- **AIM**: Answer with one number: how many lines hold the string "seaborn".

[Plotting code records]
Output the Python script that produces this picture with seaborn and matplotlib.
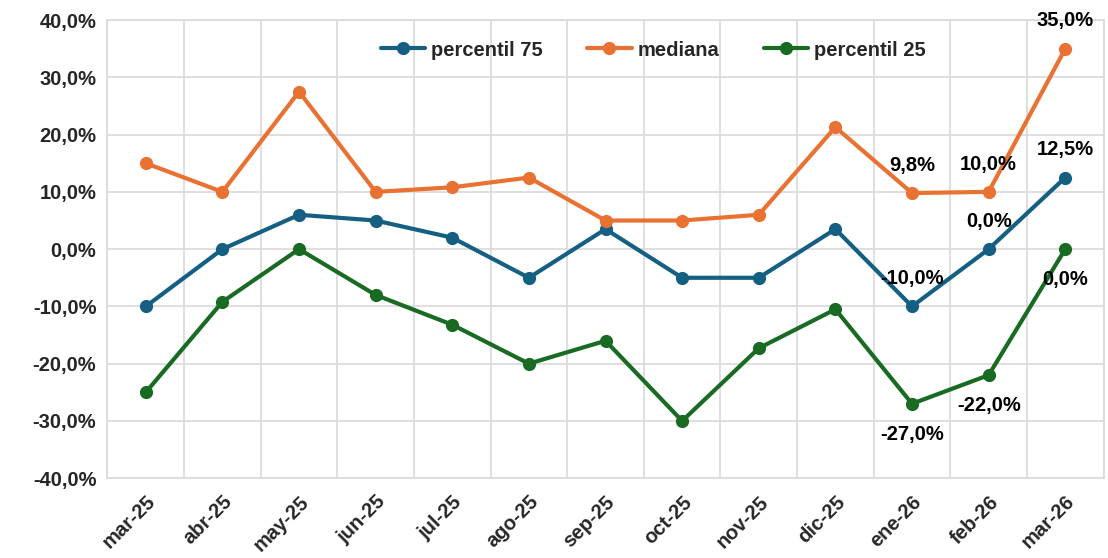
import numpy as np
import pandas as pd
import matplotlib
matplotlib.use("Agg")
import matplotlib.pyplot as plt
import seaborn as sns

# --- data ---
months = ["mar-25", "abr-25", "may-25", "jun-25", "jul-25", "ago-25", "sep-25",
          "oct-25", "nov-25", "dic-25", "ene-26", "feb-26", "mar-26"]
p75 = [-10.0, 0.0, 6.0, 5.0, 2.0, -5.0, 3.5, -5.0, -5.0, 3.5, -10.0, 0.0, 12.5]
mediana = [15.0, 10.0, 27.5, 10.0, 10.8, 12.5, 5.0, 5.0, 6.0, 21.3, 9.8, 10.0, 35.0]
p25 = [-25.0, -9.2, 0.0, -8.0, -13.2, -20.0, -16.0, -30.0, -17.3, -10.5, -27.0, -22.0, 0.0]
series_names = ["percentil 75", "mediana", "percentil 25"]
colors = ["#156082", "#E97132", "#196B24"]
y_ticks = [-40, -30, -20, -10, 0, 10, 20, 30, 40]

FS = 14.5

sns.set_theme(style="white")
plt.rcParams["font.family"] = ["Liberation Sans", "DejaVu Sans"]
plt.rcParams["font.weight"] = "bold"

df = pd.DataFrame({
    "mes": months * 3,
    "pos": list(range(len(months))) * 3,
    "valor": p75 + mediana + p25,
    "serie": sum([[n] * len(months) for n in series_names], []),
})

fig, ax = plt.subplots(figsize=(11.08, 5.58), dpi=100)
fig.subplots_adjust(left=0.097, right=0.996, top=0.964, bottom=0.143)

sns.lineplot(data=df, x="pos", y="valor", hue="serie", hue_order=series_names,
             palette=colors, marker="o", markersize=9.5, markeredgewidth=0,
             linewidth=3.0, sort=False, ax=ax)

ax.set_xlim(-0.5, len(months) - 0.5)
ax.set_ylim(-40, 40)
ax.set_yticks(y_ticks)
ax.set_yticklabels([f"{v:.1f}%".replace(".", ",") for v in y_ticks],
                   fontsize=FS, fontweight="bold")
ax.set_xticks(range(len(months)))
ax.set_xticklabels(months, rotation=45, ha="right", rotation_mode="anchor",
                   fontsize=FS, fontweight="bold")
ax.tick_params(axis="x", pad=10, length=0)
ax.tick_params(axis="y", pad=8, length=0)
ax.set_xlabel("")
ax.set_ylabel("")

# excel-like grid: vertical lines between categories
ax.set_xticks(np.arange(-0.5, len(months), 1), minor=True)
ax.grid(which="minor", axis="x", color="#d9d9d9", linewidth=1.2)
ax.grid(which="major", axis="y", color="#d9d9d9", linewidth=1.2)
ax.grid(which="major", axis="x", visible=False)
for s in ax.spines.values():
    s.set_color("#d9d9d9")
    s.set_linewidth(1.2)
ax.set_axisbelow(True)

# data labels on the last three months
def fmt(v):
    return f"{v:.1f}%".replace(".", ",")

for vals, below in [(mediana, False), (p75, False), (p25, True)]:
    for i in range(len(months) - 3, len(months)):
        off = -22 if below else 20
        ax.annotate(fmt(vals[i]), (i, vals[i]), xytext=(0, off),
                    textcoords="offset points", ha="center", va="center",
                    fontsize=FS, fontweight="bold", color="black")

leg = ax.legend(loc="upper center", bbox_to_anchor=(0.548, 0.995), ncol=3,
                frameon=False, fontsize=FS, handlelength=2.2,
                columnspacing=2.2, handletextpad=0.3)
for t in leg.get_texts():
    t.set_fontweight("bold")

fig.savefig("out.png", dpi=100, facecolor="white")
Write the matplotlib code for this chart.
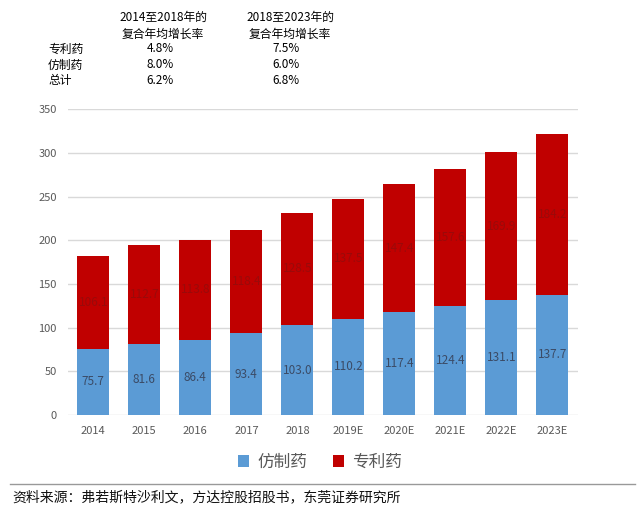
import matplotlib.pyplot as plt

plt.rcParams['font.family'] = ['Noto Sans CJK SC', 'DejaVu Sans']

years = ['2014', '2015', '2016', '2017', '2018', '2019E', '2020E', '2021E', '2022E', '2023E']
generic = [75.7, 81.6, 86.4, 93.4, 103.0, 110.2, 117.4, 124.4, 131.1, 137.7]
patent = [106.1, 112.7, 113.8, 118.4, 128.5, 137.5, 147.4, 157.6, 169.9, 184.2]

row_names = ['专利药', '仿制药', '总计']
cagr_1418 = ['4.8%', '8.0%', '6.2%']
cagr_1823 = ['7.5%', '6.0%', '6.8%']

blue = '#5B9BD5'
red = '#C00000'

fig = plt.figure(figsize=(6.4, 5.08), dpi=100)
ax = fig.add_axes([0.106, 0.183, 0.797, 0.602])

x = range(len(years))
b1 = ax.bar(x, generic, width=0.63, color=blue, label='仿制药', zorder=3)
b2 = ax.bar(x, patent, width=0.63, bottom=generic, color=red, label='专利药', zorder=3)

for i in x:
    ax.text(i, generic[i] / 2, f'{generic[i]:.1f}', ha='center', va='center',
            fontsize=8.5, color='#3B4B66', zorder=4)
    ax.text(i, generic[i] + patent[i] / 2, f'{patent[i]:.1f}', ha='center', va='center',
            fontsize=8.5, color='#9A0A0A', zorder=4)

ax.set_xlim(-0.5, len(years) - 0.5)
ax.set_ylim(0, 350)
ax.set_yticks(range(0, 351, 50))
ax.set_xticks(list(x))
ax.set_xticklabels(years)
ax.yaxis.grid(True, color='#D9D9D9', linewidth=1, zorder=0)
for s in ax.spines.values():
    s.set_visible(False)
ax.tick_params(length=0, labelsize=8, colors='#595959', pad=8)

fig.legend(handles=[b1, b2], loc='center', bbox_to_anchor=(0.5, 0.09), ncol=2,
           frameon=False, fontsize=12, handlelength=0.7, handleheight=0.7,
           columnspacing=1.5, handletextpad=0.5, labelcolor='#595959')

# CAGR table at top
fig.text(163 / 640, 1 - 17 / 508, '2014至2018年的', ha='center', va='center', fontsize=8.5)
fig.text(163 / 640, 1 - 34 / 508, '复合年均增长率', ha='center', va='center', fontsize=8.5)
fig.text(290 / 640, 1 - 17 / 508, '2018至2023年的', ha='center', va='center', fontsize=8.5)
fig.text(290 / 640, 1 - 34 / 508, '复合年均增长率', ha='center', va='center', fontsize=8.5)
for k, name in enumerate(row_names):
    yy = 1 - (49 + 16 * k) / 508
    fig.text(48 / 640, yy, name, ha='left', va='center', fontsize=8.5)
    fig.text(160 / 640, yy, cagr_1418[k], ha='center', va='center', fontsize=8.5)
    fig.text(286 / 640, yy, cagr_1823[k], ha='center', va='center', fontsize=8.5)

fig.add_artist(plt.Line2D([10 / 640, 635 / 640], [1 - 484 / 508] * 2,
                          color='#999999', linewidth=1))
fig.text(12 / 640, 1 - 497 / 508, '资料来源：弗若斯特沙利文，方达控股招股书，东莞证券研究所',
         ha='left', va='center', fontsize=10, fontweight='medium', color='#111111')

fig.savefig('out.png', dpi=100)
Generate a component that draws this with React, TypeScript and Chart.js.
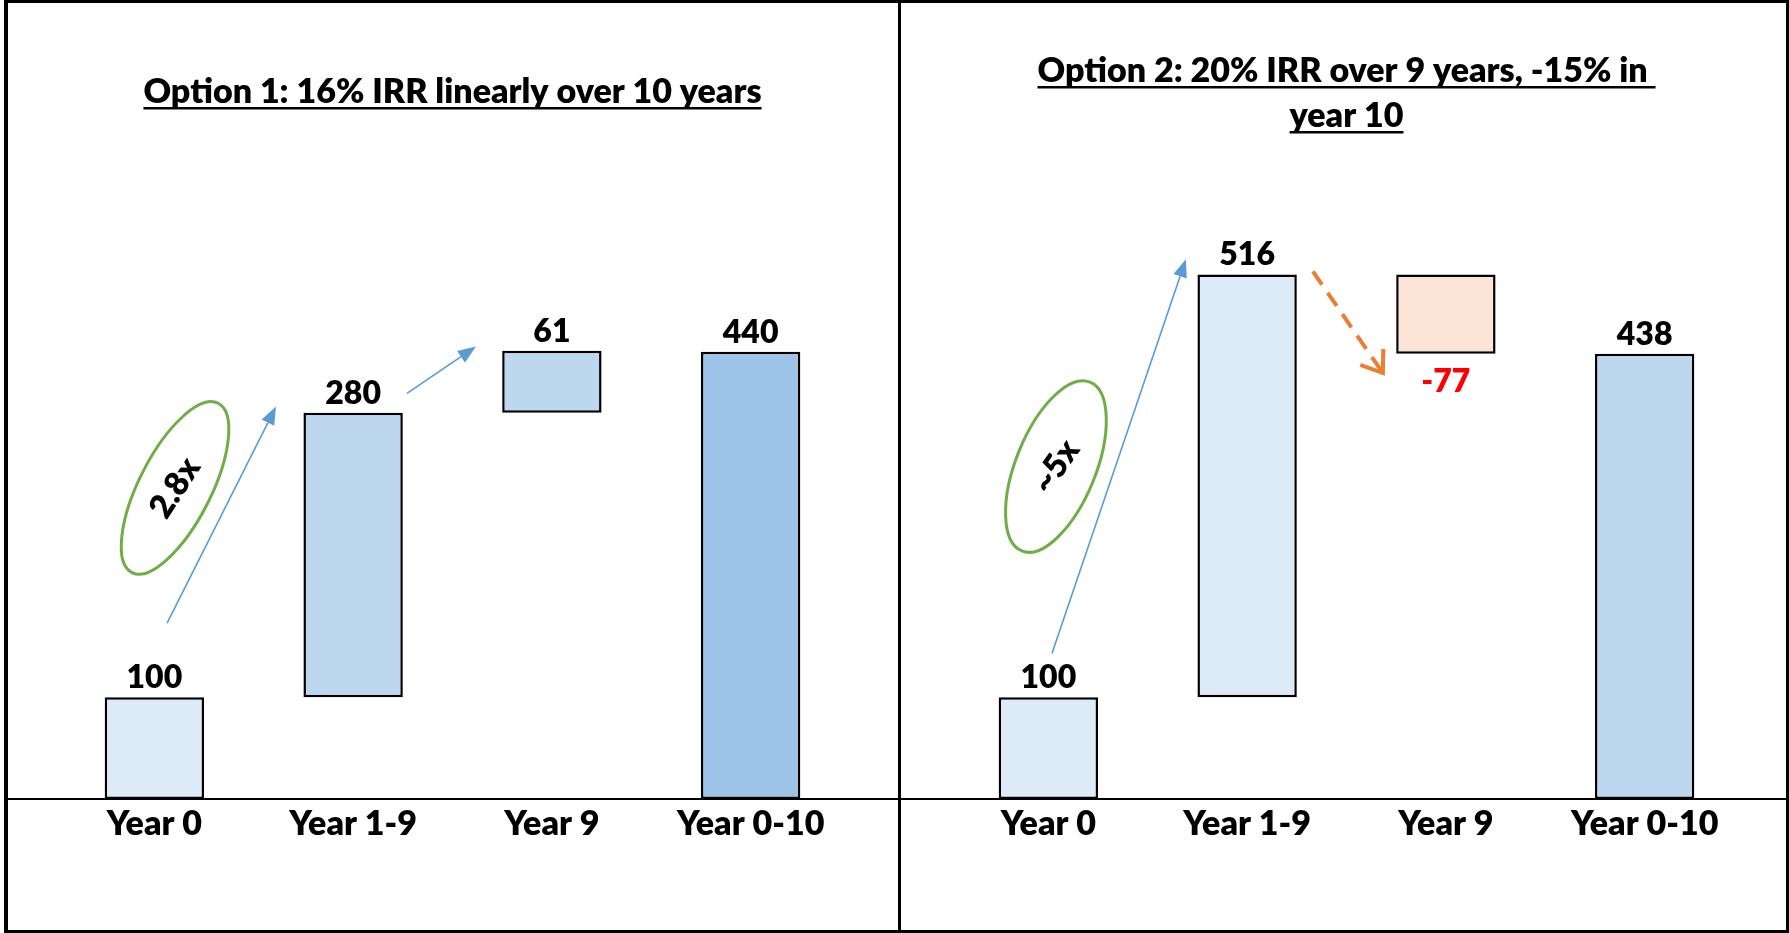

- **WRITTEN ANSWER**: 2